• _Work to be completed_:
Each line of the material must be repeated precisely, with the pictures left out.

• _Dataset excerpt_:

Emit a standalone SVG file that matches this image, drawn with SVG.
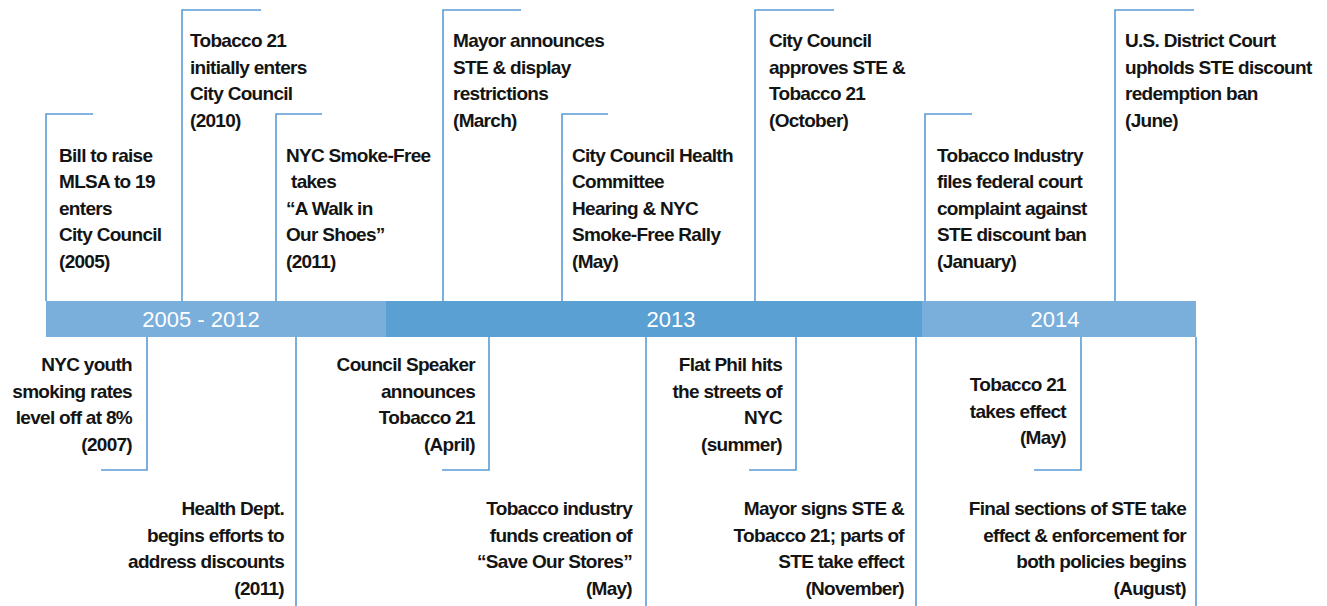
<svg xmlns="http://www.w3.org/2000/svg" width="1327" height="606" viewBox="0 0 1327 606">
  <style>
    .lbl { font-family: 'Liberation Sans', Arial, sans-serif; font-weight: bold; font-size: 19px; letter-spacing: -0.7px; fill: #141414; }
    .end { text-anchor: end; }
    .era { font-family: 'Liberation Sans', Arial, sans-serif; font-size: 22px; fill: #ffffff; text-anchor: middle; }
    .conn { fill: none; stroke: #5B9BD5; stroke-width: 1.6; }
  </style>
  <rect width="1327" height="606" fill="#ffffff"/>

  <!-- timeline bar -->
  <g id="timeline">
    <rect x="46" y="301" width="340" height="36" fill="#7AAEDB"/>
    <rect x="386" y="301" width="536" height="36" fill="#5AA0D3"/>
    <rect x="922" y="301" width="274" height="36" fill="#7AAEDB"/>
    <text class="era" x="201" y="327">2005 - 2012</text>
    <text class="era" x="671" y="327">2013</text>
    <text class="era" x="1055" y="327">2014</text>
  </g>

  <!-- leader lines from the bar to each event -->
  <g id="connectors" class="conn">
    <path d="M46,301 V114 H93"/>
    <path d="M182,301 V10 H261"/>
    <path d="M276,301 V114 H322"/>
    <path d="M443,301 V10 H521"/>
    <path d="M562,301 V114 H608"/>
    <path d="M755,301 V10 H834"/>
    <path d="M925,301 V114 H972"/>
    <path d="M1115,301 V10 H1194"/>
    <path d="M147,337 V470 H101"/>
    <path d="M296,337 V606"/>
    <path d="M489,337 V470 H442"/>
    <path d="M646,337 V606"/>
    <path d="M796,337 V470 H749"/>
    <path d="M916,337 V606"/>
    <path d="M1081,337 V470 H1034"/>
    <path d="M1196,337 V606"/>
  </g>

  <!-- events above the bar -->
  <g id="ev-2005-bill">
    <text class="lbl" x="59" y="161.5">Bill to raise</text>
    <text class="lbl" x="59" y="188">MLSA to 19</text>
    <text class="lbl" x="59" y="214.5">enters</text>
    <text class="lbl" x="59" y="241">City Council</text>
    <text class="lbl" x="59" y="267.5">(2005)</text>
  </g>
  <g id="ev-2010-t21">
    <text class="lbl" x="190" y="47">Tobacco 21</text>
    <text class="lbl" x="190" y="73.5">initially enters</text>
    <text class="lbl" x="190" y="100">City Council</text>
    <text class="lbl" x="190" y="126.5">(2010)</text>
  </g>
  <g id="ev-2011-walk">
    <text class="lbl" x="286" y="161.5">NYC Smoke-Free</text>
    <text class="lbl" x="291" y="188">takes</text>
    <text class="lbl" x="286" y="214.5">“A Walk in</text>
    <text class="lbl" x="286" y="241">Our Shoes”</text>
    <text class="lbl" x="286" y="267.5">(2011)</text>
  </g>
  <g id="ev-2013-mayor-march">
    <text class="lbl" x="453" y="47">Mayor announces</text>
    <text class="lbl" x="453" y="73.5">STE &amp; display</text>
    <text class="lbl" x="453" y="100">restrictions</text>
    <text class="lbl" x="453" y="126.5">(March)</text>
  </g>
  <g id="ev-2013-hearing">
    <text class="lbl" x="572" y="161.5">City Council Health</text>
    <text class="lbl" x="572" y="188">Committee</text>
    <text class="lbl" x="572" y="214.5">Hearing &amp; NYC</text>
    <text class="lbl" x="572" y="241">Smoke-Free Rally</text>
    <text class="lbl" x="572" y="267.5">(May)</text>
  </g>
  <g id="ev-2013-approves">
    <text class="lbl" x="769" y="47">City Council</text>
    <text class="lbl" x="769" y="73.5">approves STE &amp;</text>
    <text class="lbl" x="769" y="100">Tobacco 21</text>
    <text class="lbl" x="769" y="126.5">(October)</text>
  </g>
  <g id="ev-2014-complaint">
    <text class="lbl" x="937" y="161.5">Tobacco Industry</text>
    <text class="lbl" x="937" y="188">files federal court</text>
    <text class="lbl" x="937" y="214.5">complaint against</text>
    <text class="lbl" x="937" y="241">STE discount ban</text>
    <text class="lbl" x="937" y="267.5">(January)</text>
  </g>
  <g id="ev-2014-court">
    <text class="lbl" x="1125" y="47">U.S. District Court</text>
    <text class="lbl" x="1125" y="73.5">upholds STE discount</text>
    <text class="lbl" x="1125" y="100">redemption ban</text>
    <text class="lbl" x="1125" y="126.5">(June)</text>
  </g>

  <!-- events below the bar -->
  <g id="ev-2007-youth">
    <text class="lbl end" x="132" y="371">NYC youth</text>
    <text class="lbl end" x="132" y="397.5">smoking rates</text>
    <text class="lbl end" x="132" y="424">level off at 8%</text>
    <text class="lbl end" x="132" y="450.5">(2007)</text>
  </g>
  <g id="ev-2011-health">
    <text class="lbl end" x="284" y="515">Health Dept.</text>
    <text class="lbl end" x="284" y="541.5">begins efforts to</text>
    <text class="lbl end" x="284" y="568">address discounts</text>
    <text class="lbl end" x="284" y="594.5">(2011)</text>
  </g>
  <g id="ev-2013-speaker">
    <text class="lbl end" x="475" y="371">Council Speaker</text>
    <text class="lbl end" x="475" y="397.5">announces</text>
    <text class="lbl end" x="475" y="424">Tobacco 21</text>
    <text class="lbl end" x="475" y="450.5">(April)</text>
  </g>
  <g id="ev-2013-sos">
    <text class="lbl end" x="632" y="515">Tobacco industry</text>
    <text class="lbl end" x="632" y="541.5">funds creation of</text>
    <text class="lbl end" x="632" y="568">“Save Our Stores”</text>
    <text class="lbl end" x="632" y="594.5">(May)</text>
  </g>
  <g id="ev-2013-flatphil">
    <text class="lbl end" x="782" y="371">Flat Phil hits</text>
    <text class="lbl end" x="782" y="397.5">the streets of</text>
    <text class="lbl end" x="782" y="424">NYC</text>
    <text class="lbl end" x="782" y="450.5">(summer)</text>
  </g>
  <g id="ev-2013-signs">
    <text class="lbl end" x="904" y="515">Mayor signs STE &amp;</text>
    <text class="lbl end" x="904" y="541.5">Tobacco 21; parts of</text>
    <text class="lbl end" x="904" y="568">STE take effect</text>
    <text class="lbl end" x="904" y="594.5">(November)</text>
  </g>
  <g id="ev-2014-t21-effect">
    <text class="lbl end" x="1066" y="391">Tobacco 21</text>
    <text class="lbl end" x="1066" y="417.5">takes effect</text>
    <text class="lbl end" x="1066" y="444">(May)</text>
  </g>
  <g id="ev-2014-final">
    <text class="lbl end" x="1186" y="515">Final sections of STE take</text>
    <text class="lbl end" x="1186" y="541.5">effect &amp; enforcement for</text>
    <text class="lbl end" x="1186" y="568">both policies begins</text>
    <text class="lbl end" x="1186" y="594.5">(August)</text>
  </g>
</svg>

• _Result for this exercise_:
Emit a standalone SVG file that matches this image, drawn with SVG.
<svg xmlns="http://www.w3.org/2000/svg" width="1327" height="606" viewBox="0 0 1327 606">
  <style>
    .lbl { font-family: 'Liberation Sans', Arial, sans-serif; font-weight: bold; font-size: 19px; letter-spacing: -0.7px; fill: #141414; }
    .end { text-anchor: end; }
    .era { font-family: 'Liberation Sans', Arial, sans-serif; font-size: 22px; fill: #ffffff; text-anchor: middle; }
    .conn { fill: none; stroke: #5B9BD5; stroke-width: 1.6; }
  </style>
  <rect width="1327" height="606" fill="#ffffff"/>

  <!-- timeline bar -->
  <g id="timeline">
    <rect x="46" y="301" width="340" height="36" fill="#7AAEDB"/>
    <rect x="386" y="301" width="536" height="36" fill="#5AA0D3"/>
    <rect x="922" y="301" width="274" height="36" fill="#7AAEDB"/>
    <text class="era" x="201" y="327">2005 - 2012</text>
    <text class="era" x="671" y="327">2013</text>
    <text class="era" x="1055" y="327">2014</text>
  </g>

  <!-- leader lines from the bar to each event -->
  <g id="connectors" class="conn">
    <path d="M46,301 V114 H93"/>
    <path d="M182,301 V10 H261"/>
    <path d="M276,301 V114 H322"/>
    <path d="M443,301 V10 H521"/>
    <path d="M562,301 V114 H608"/>
    <path d="M755,301 V10 H834"/>
    <path d="M925,301 V114 H972"/>
    <path d="M1115,301 V10 H1194"/>
    <path d="M147,337 V470 H101"/>
    <path d="M296,337 V606"/>
    <path d="M489,337 V470 H442"/>
    <path d="M646,337 V606"/>
    <path d="M796,337 V470 H749"/>
    <path d="M916,337 V606"/>
    <path d="M1081,337 V470 H1034"/>
    <path d="M1196,337 V606"/>
  </g>

  <!-- events above the bar -->
  <g id="ev-2005-bill">
    <text class="lbl" x="59" y="161.5">Bill to raise</text>
    <text class="lbl" x="59" y="188">MLSA to 19</text>
    <text class="lbl" x="59" y="214.5">enters</text>
    <text class="lbl" x="59" y="241">City Council</text>
    <text class="lbl" x="59" y="267.5">(2005)</text>
  </g>
  <g id="ev-2010-t21">
    <text class="lbl" x="190" y="47">Tobacco 21</text>
    <text class="lbl" x="190" y="73.5">initially enters</text>
    <text class="lbl" x="190" y="100">City Council</text>
    <text class="lbl" x="190" y="126.5">(2010)</text>
  </g>
  <g id="ev-2011-walk">
    <text class="lbl" x="286" y="161.5">NYC Smoke-Free</text>
    <text class="lbl" x="291" y="188">takes</text>
    <text class="lbl" x="286" y="214.5">“A Walk in</text>
    <text class="lbl" x="286" y="241">Our Shoes”</text>
    <text class="lbl" x="286" y="267.5">(2011)</text>
  </g>
  <g id="ev-2013-mayor-march">
    <text class="lbl" x="453" y="47">Mayor announces</text>
    <text class="lbl" x="453" y="73.5">STE &amp; display</text>
    <text class="lbl" x="453" y="100">restrictions</text>
    <text class="lbl" x="453" y="126.5">(March)</text>
  </g>
  <g id="ev-2013-hearing">
    <text class="lbl" x="572" y="161.5">City Council Health</text>
    <text class="lbl" x="572" y="188">Committee</text>
    <text class="lbl" x="572" y="214.5">Hearing &amp; NYC</text>
    <text class="lbl" x="572" y="241">Smoke-Free Rally</text>
    <text class="lbl" x="572" y="267.5">(May)</text>
  </g>
  <g id="ev-2013-approves">
    <text class="lbl" x="769" y="47">City Council</text>
    <text class="lbl" x="769" y="73.5">approves STE &amp;</text>
    <text class="lbl" x="769" y="100">Tobacco 21</text>
    <text class="lbl" x="769" y="126.5">(October)</text>
  </g>
  <g id="ev-2014-complaint">
    <text class="lbl" x="937" y="161.5">Tobacco Industry</text>
    <text class="lbl" x="937" y="188">files federal court</text>
    <text class="lbl" x="937" y="214.5">complaint against</text>
    <text class="lbl" x="937" y="241">STE discount ban</text>
    <text class="lbl" x="937" y="267.5">(January)</text>
  </g>
  <g id="ev-2014-court">
    <text class="lbl" x="1125" y="47">U.S. District Court</text>
    <text class="lbl" x="1125" y="73.5">upholds STE discount</text>
    <text class="lbl" x="1125" y="100">redemption ban</text>
    <text class="lbl" x="1125" y="126.5">(June)</text>
  </g>

  <!-- events below the bar -->
  <g id="ev-2007-youth">
    <text class="lbl end" x="132" y="371">NYC youth</text>
    <text class="lbl end" x="132" y="397.5">smoking rates</text>
    <text class="lbl end" x="132" y="424">level off at 8%</text>
    <text class="lbl end" x="132" y="450.5">(2007)</text>
  </g>
  <g id="ev-2011-health">
    <text class="lbl end" x="284" y="515">Health Dept.</text>
    <text class="lbl end" x="284" y="541.5">begins efforts to</text>
    <text class="lbl end" x="284" y="568">address discounts</text>
    <text class="lbl end" x="284" y="594.5">(2011)</text>
  </g>
  <g id="ev-2013-speaker">
    <text class="lbl end" x="475" y="371">Council Speaker</text>
    <text class="lbl end" x="475" y="397.5">announces</text>
    <text class="lbl end" x="475" y="424">Tobacco 21</text>
    <text class="lbl end" x="475" y="450.5">(April)</text>
  </g>
  <g id="ev-2013-sos">
    <text class="lbl end" x="632" y="515">Tobacco industry</text>
    <text class="lbl end" x="632" y="541.5">funds creation of</text>
    <text class="lbl end" x="632" y="568">“Save Our Stores”</text>
    <text class="lbl end" x="632" y="594.5">(May)</text>
  </g>
  <g id="ev-2013-flatphil">
    <text class="lbl end" x="782" y="371">Flat Phil hits</text>
    <text class="lbl end" x="782" y="397.5">the streets of</text>
    <text class="lbl end" x="782" y="424">NYC</text>
    <text class="lbl end" x="782" y="450.5">(summer)</text>
  </g>
  <g id="ev-2013-signs">
    <text class="lbl end" x="904" y="515">Mayor signs STE &amp;</text>
    <text class="lbl end" x="904" y="541.5">Tobacco 21; parts of</text>
    <text class="lbl end" x="904" y="568">STE take effect</text>
    <text class="lbl end" x="904" y="594.5">(November)</text>
  </g>
  <g id="ev-2014-t21-effect">
    <text class="lbl end" x="1066" y="391">Tobacco 21</text>
    <text class="lbl end" x="1066" y="417.5">takes effect</text>
    <text class="lbl end" x="1066" y="444">(May)</text>
  </g>
  <g id="ev-2014-final">
    <text class="lbl end" x="1186" y="515">Final sections of STE take</text>
    <text class="lbl end" x="1186" y="541.5">effect &amp; enforcement for</text>
    <text class="lbl end" x="1186" y="568">both policies begins</text>
    <text class="lbl end" x="1186" y="594.5">(August)</text>
  </g>
</svg>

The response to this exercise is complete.